Look below for the line with "Rebuild this chart" and the line with "fig = plt.figure(figsize=(W"; repeat exactly those two lines and all lines between them, but no pictures.

## DATA SUPPLIED
-=-=-=-=-

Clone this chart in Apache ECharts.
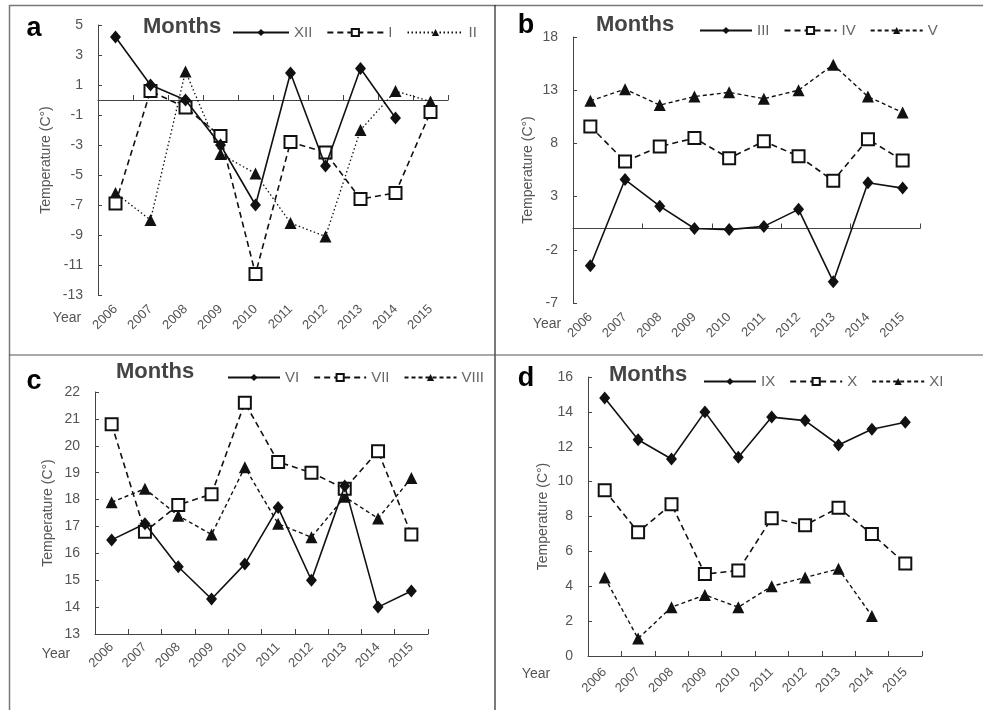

-=-=-=-=-

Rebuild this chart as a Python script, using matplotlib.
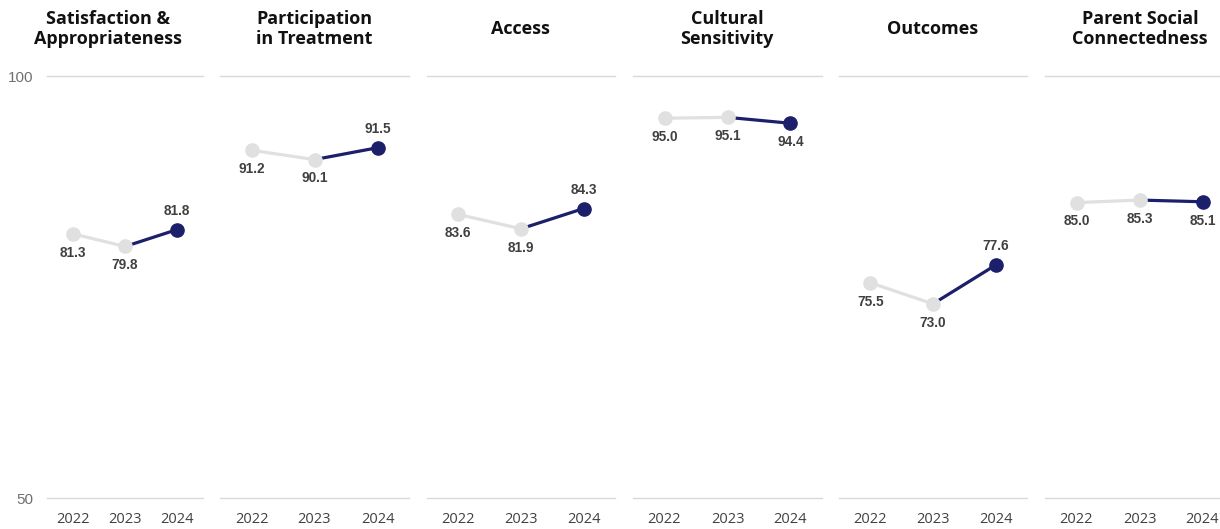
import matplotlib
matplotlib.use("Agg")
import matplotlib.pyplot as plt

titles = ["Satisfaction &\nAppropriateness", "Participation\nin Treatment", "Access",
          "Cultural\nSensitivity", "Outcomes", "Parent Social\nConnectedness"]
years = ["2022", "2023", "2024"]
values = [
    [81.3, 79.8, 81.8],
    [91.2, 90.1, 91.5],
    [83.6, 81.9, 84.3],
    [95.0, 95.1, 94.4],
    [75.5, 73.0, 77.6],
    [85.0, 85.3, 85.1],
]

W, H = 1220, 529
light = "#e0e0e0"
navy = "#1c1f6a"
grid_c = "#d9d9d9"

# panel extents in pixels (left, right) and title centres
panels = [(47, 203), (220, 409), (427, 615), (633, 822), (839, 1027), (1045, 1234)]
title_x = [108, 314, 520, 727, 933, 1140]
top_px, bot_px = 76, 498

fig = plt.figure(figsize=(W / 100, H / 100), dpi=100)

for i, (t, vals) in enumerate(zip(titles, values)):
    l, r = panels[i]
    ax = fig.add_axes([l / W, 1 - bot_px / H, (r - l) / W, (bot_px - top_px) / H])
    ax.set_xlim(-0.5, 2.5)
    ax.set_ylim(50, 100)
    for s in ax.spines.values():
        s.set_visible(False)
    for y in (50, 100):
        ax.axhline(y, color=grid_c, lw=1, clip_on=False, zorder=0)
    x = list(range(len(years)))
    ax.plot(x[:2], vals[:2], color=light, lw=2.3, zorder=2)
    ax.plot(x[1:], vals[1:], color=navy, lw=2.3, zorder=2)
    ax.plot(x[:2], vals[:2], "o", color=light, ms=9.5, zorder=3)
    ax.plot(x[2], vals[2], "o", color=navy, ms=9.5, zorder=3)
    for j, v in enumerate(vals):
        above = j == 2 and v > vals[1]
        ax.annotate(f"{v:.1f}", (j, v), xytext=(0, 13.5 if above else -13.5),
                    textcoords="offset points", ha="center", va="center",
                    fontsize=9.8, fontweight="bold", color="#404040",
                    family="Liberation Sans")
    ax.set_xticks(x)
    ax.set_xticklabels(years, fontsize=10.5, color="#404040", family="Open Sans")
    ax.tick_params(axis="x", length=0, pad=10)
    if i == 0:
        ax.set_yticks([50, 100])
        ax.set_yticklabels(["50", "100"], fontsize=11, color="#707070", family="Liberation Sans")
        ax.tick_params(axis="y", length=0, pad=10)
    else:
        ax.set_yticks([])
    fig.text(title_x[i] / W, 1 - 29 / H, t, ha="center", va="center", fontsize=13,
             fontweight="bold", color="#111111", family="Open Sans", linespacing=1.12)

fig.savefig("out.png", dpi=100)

-=-=-=-=-

## OUTPUT OF THE TASK
Rebuild this chart as a Python script, using matplotlib.
import matplotlib
matplotlib.use("Agg")
import matplotlib.pyplot as plt

titles = ["Satisfaction &\nAppropriateness", "Participation\nin Treatment", "Access",
          "Cultural\nSensitivity", "Outcomes", "Parent Social\nConnectedness"]
years = ["2022", "2023", "2024"]
values = [
    [81.3, 79.8, 81.8],
    [91.2, 90.1, 91.5],
    [83.6, 81.9, 84.3],
    [95.0, 95.1, 94.4],
    [75.5, 73.0, 77.6],
    [85.0, 85.3, 85.1],
]

W, H = 1220, 529
light = "#e0e0e0"
navy = "#1c1f6a"
grid_c = "#d9d9d9"

# panel extents in pixels (left, right) and title centres
panels = [(47, 203), (220, 409), (427, 615), (633, 822), (839, 1027), (1045, 1234)]
title_x = [108, 314, 520, 727, 933, 1140]
top_px, bot_px = 76, 498

fig = plt.figure(figsize=(W / 100, H / 100), dpi=100)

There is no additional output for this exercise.